September 9, 2017

Network Charging

Stefan Leedham, Head of Governance Services –

So, I must admit when it comes to network charging I am a bit (or probably a lot) of an anorak. Over the years I’ve been involved in the roll-out of the gas NTS charging model, set up of the gas DCMF and five-year forecasts, the gas TPCR, two GDPCRs, RIIO-GD1, RIIO-T1, RIIO-ED1, TransmiT and DCC charging to name but a few, and I have to admit I’ve enjoyed every minute of it.

It should therefore be no surprise that I’m looking forward to the electricity charging targeted charging review (TCR) and the work that this will involve. This represents a great opportunity to look at the issues facing electricity transmission and distribution charging and come up with some high-level principles that could be applied across both regimes, and to ensure we have a holistic approach to network charging.

This week we attended the first Charging Delivery Board (CDB) meeting under the TCR and the outlook for this looks promising. The CDB has been set up in response to rapid and increasing pace of change, to make it easier to access the market with appropriate charging, and for a more holistic view of the changes to network charging and access. The role of the CDB is to manage all this work and make sure it is being delivered on time and to plan – but not the actual delivery which will fall to the taskforces. Angelo Fitzhenry attended this meeting for ElectraLink as the DCUSA Code Administrator as we are keen to work with the industry and deliver real change that meets the needs of a rapidly evolving market. With storage, electric vehicles and demand side response these are not small issues that can be solved overnight; however, getting the principles right should mean we can set the foundations for network charges to deal with whatever the future may hold.

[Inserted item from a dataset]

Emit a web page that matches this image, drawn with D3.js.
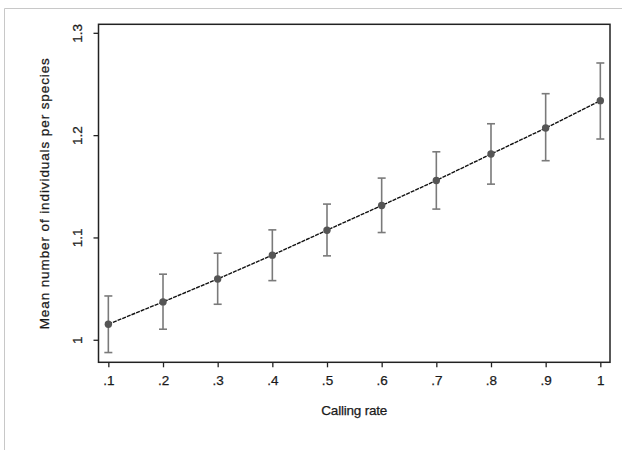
<!DOCTYPE html>
<html><head><meta charset="utf-8">
<script src="https://cdn.jsdelivr.net/npm/d3@7/dist/d3.min.js"></script>
<style>body{margin:0;background:#fff}svg{display:block}text{font-family:"Liberation Sans",Arial,sans-serif;fill:#1a1a1a;stroke:#1a1a1a;stroke-width:0.25px}</style>
</head><body>
<script>
const rates = [0.1,0.2,0.3,0.4,0.5,0.6,0.7,0.8,0.9,1.0];
const means = [1.0157,1.0375,1.0599,1.0832,1.1076,1.1317,1.1562,1.1820,1.2074,1.2342];
const upper = [1.0433,1.0646,1.0851,1.1079,1.1331,1.1585,1.1842,1.2116,1.2410,1.2710];
const lower = [0.9880,1.0108,1.0352,1.0583,1.0825,1.1053,1.1282,1.1526,1.1755,1.1967];
const xTicks = [0.1,0.2,0.3,0.4,0.5,0.6,0.7,0.8,0.9,1.0];
const xTickLabels = [".1",".2",".3",".4",".5",".6",".7",".8",".9","1"];
const yTicks = [1,1.1,1.2,1.3];
const yTickLabels = ["1","1.1","1.2","1.3"];

const W=622,H=450;
const L=98.5,R=610,T=24.3,B=362.3;
const svg=d3.select("body").append("svg").attr("width",W).attr("height",H);
// outer frame
svg.append("path").attr("d",`M4.5,${H}V8.5H${W}`).attr("fill","none").attr("stroke","#c8c8c8").attr("stroke-width",1);

const x=d3.scaleLinear().domain([0.082,1.0177]).range([L,R]);
const y=d3.scaleLinear().domain([0.97847,1.30881]).range([B,T]);

const g=svg.append("g");
// axes
const xAxis=d3.axisBottom(x).tickValues(xTicks).tickFormat((d,i)=>xTickLabels[i]).tickSize(5).tickPadding(8);
const gx=g.append("g").attr("transform",`translate(0,${B})`).call(xAxis);
gx.select(".domain").remove();
gx.selectAll("line").attr("stroke","#222").attr("stroke-width",1.3);
gx.selectAll("text").attr("font-size",13.5).attr("fill","#1a1a1a").attr("font-family","Liberation Sans, Arial, sans-serif");

const yAxis=d3.axisLeft(y).tickValues(yTicks).tickFormat((d,i)=>yTickLabels[i]).tickSize(5).tickPadding(6);
const gy=g.append("g").attr("transform",`translate(${L},0)`).call(yAxis);
gy.select(".domain").remove();
gy.selectAll("line").attr("stroke","#222").attr("stroke-width",1.3);
gy.selectAll("text").attr("font-size",13.5).attr("fill","#1a1a1a").attr("font-family","Liberation Sans, Arial, sans-serif")
  .attr("text-anchor","middle").attr("x",null).attr("dy",null)
  .attr("transform",d=>`translate(-21,${y(d)}) rotate(-90)`).attr("y",0).attr("dy","0.35em");
gy.selectAll(".tick").attr("transform",d=>`translate(0,0)`);
gy.selectAll(".tick line").attr("transform",d=>`translate(0,${y(d)})`);

// plot frame
g.append("rect").attr("x",L).attr("y",T).attr("width",R-L).attr("height",B-T)
 .attr("fill","none").attr("stroke","#222").attr("stroke-width",1.5);

// error bars
const data=rates.map((r,i)=>({r,m:means[i],u:upper[i],l:lower[i]}));
const eb=g.append("g").attr("stroke","#7a7a7a").attr("stroke-width",1.6).attr("fill","none");
data.forEach(d=>{
  const cx=x(d.r);
  eb.append("line").attr("x1",cx).attr("x2",cx).attr("y1",y(d.u)).attr("y2",y(d.l));
  eb.append("line").attr("x1",cx-4).attr("x2",cx+4).attr("y1",y(d.u)).attr("y2",y(d.u));
  eb.append("line").attr("x1",cx-4).attr("x2",cx+4).attr("y1",y(d.l)).attr("y2",y(d.l));
});
// line
g.append("path").datum(data).attr("fill","none").attr("stroke","#111").attr("stroke-width",1.4)
 .attr("stroke-dasharray","4,1")
 .attr("d",d3.line().x(d=>x(d.r)).y(d=>y(d.m)));
// markers
g.append("g").selectAll("circle").data(data).join("circle")
 .attr("cx",d=>x(d.r)).attr("cy",d=>y(d.m)).attr("r",3.7).attr("fill","#555");

// axis titles
svg.append("text").attr("x",(L+R)/2).attr("y",415).attr("text-anchor","middle").attr("font-size",13.5).attr("letter-spacing",-0.2).text("Calling rate");
svg.append("text").attr("transform",`translate(49,${(T+B)/2}) rotate(-90)`).attr("text-anchor","middle")
 .attr("font-size",13.5).attr("letter-spacing",0.9).text("Mean number of individuals per species");
</script>
</body></html>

This also represents a great opportunity to co-ordinate across distribution and transmission and highlight how effective co-operation can benefit the industry. We’ve been working with National Grid and Ofgem to help co-ordinate this project, making sure that the right touch points are in place, there is a common understanding of expectations across parties and to ensure that there is communication in place so all stakeholders are aware of what is being discussed and can decide whether to engage or not. As I said at the beginning I am a bit of a charging anorak so this does excite me – but from early discussions I am really hopeful that this will be a project that successfully demonstrates collaboration, co-ordination and communication for the benefit of the industry.